Write out, word for word, every line from the first one through the line that holds "import seaborn as sns", and nothing else; skip the pictures.
--- start of Data lines ---
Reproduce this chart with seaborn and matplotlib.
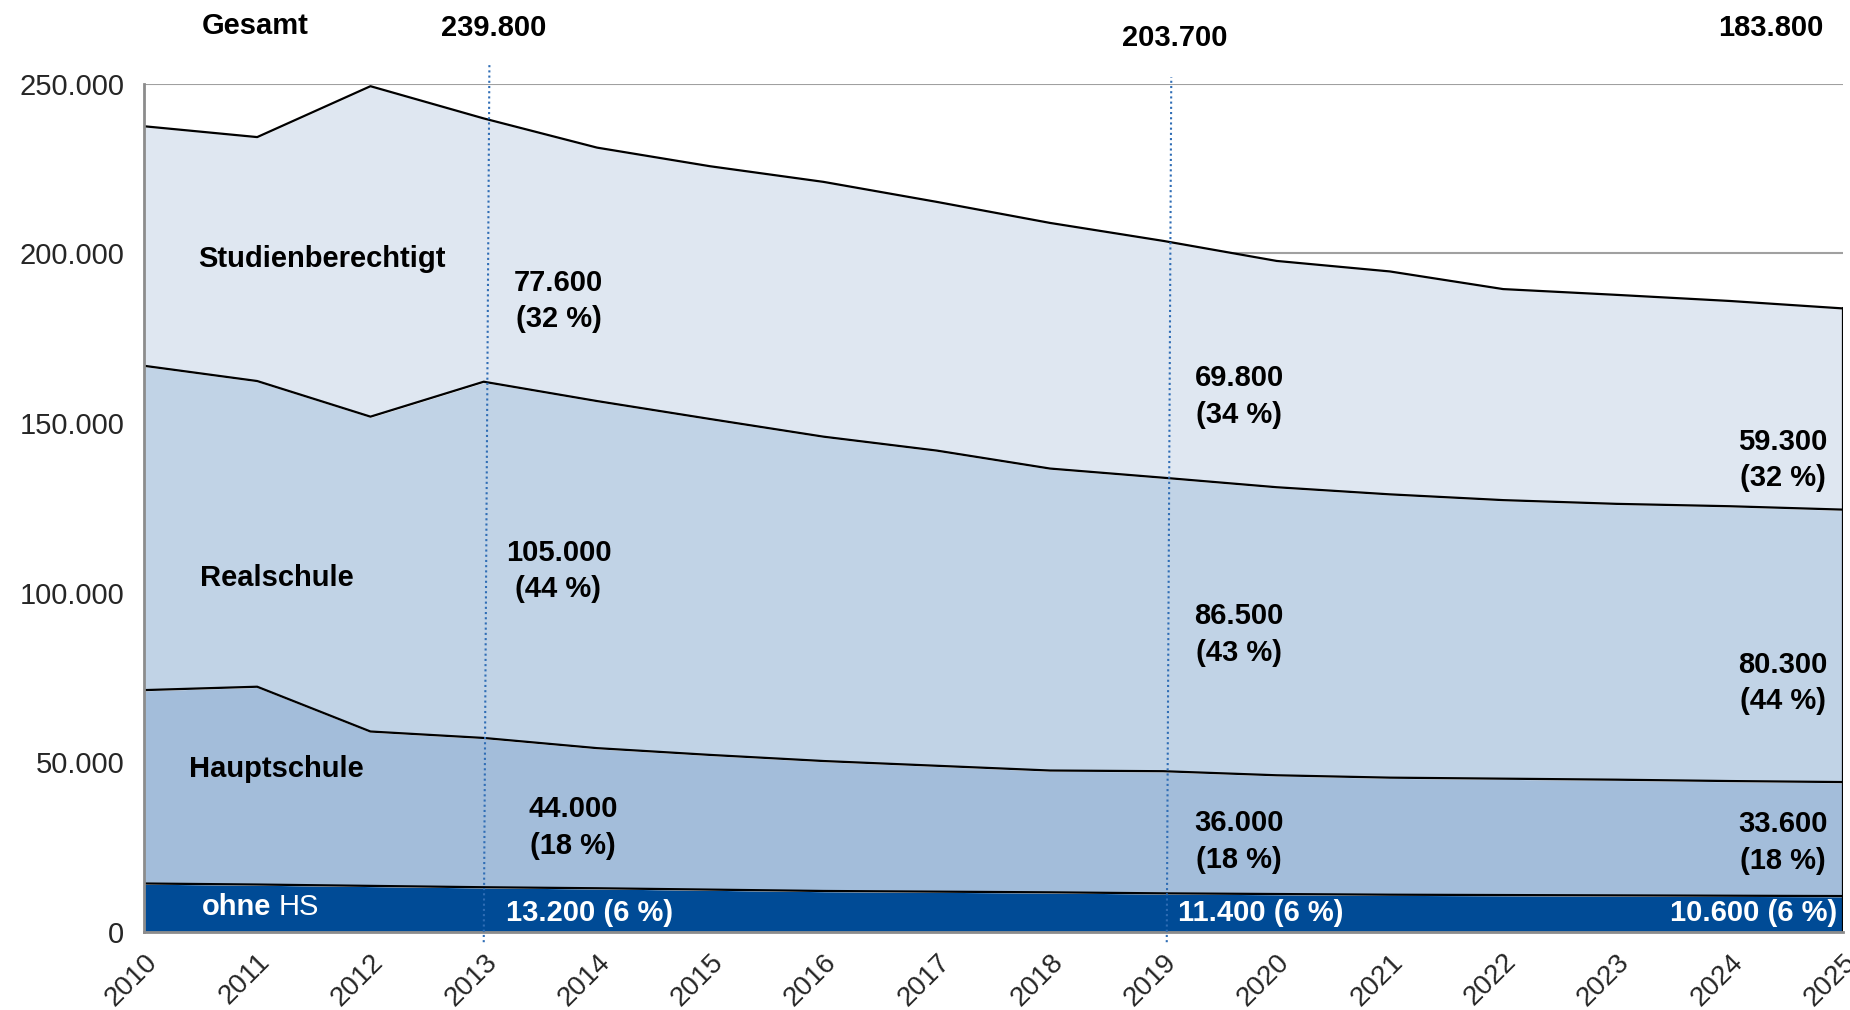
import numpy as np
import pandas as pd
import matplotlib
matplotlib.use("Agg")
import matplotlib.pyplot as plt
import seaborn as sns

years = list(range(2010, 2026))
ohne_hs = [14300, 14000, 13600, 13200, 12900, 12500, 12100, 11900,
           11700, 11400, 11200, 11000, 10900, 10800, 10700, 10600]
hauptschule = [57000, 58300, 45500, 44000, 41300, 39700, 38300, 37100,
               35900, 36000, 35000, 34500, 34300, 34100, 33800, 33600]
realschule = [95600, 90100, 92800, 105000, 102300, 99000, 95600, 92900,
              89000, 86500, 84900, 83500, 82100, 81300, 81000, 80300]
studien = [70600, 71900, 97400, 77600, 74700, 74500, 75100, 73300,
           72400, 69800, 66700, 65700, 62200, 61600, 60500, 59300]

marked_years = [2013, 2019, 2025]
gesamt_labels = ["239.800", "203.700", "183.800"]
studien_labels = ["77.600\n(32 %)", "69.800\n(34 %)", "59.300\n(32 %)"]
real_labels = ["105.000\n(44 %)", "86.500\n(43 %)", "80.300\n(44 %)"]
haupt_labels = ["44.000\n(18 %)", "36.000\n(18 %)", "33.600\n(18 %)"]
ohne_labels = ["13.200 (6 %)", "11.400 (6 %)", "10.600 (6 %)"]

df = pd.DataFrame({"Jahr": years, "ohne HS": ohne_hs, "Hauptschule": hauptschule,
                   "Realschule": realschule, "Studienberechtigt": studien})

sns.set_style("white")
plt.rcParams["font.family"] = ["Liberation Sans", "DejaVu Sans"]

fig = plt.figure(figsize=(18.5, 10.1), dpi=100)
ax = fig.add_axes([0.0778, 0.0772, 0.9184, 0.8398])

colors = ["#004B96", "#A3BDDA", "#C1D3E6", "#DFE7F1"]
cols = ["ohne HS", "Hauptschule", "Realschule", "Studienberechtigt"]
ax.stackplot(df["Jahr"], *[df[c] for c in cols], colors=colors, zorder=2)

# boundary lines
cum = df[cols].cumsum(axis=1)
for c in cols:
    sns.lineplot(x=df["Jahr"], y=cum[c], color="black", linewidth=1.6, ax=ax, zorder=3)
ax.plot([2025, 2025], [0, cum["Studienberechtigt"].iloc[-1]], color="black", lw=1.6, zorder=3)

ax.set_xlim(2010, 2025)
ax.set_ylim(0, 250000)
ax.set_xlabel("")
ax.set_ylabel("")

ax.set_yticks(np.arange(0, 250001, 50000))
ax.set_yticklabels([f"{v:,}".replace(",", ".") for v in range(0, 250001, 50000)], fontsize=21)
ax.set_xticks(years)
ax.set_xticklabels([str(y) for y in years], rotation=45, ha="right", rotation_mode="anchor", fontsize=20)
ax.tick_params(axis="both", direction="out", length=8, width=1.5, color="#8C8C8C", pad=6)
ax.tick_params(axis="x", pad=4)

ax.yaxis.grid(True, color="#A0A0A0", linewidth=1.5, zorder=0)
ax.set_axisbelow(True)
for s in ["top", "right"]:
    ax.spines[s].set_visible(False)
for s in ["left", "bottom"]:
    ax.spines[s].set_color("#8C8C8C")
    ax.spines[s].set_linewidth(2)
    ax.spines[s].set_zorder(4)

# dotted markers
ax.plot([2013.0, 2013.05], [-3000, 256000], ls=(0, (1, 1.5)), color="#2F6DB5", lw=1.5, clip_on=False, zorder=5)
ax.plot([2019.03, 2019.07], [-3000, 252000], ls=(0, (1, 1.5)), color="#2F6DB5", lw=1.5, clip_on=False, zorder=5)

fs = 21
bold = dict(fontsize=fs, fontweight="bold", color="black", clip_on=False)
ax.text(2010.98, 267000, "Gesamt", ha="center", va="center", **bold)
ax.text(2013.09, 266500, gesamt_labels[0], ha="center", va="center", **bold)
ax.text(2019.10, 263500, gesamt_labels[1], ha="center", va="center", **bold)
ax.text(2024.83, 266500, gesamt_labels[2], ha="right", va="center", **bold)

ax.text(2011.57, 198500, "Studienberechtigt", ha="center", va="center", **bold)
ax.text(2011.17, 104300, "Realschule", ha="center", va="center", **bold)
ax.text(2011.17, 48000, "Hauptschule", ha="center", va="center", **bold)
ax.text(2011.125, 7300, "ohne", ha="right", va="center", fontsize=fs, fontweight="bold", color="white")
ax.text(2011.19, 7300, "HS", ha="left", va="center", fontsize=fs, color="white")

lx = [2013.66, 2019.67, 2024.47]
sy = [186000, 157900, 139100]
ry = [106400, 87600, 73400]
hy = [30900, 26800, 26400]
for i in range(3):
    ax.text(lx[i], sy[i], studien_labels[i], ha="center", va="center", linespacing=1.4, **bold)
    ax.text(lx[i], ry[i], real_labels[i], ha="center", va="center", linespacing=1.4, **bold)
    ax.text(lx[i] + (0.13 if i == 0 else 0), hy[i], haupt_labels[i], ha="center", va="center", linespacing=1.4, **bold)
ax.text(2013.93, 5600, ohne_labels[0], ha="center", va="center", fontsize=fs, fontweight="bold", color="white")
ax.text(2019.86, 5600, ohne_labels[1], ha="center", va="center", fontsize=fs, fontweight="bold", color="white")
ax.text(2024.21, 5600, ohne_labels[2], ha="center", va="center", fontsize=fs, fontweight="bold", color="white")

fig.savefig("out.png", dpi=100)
--- end of Data lines ---
**Exercise response**
Reproduce this chart with seaborn and matplotlib.
import numpy as np
import pandas as pd
import matplotlib
matplotlib.use("Agg")
import matplotlib.pyplot as plt
import seaborn as sns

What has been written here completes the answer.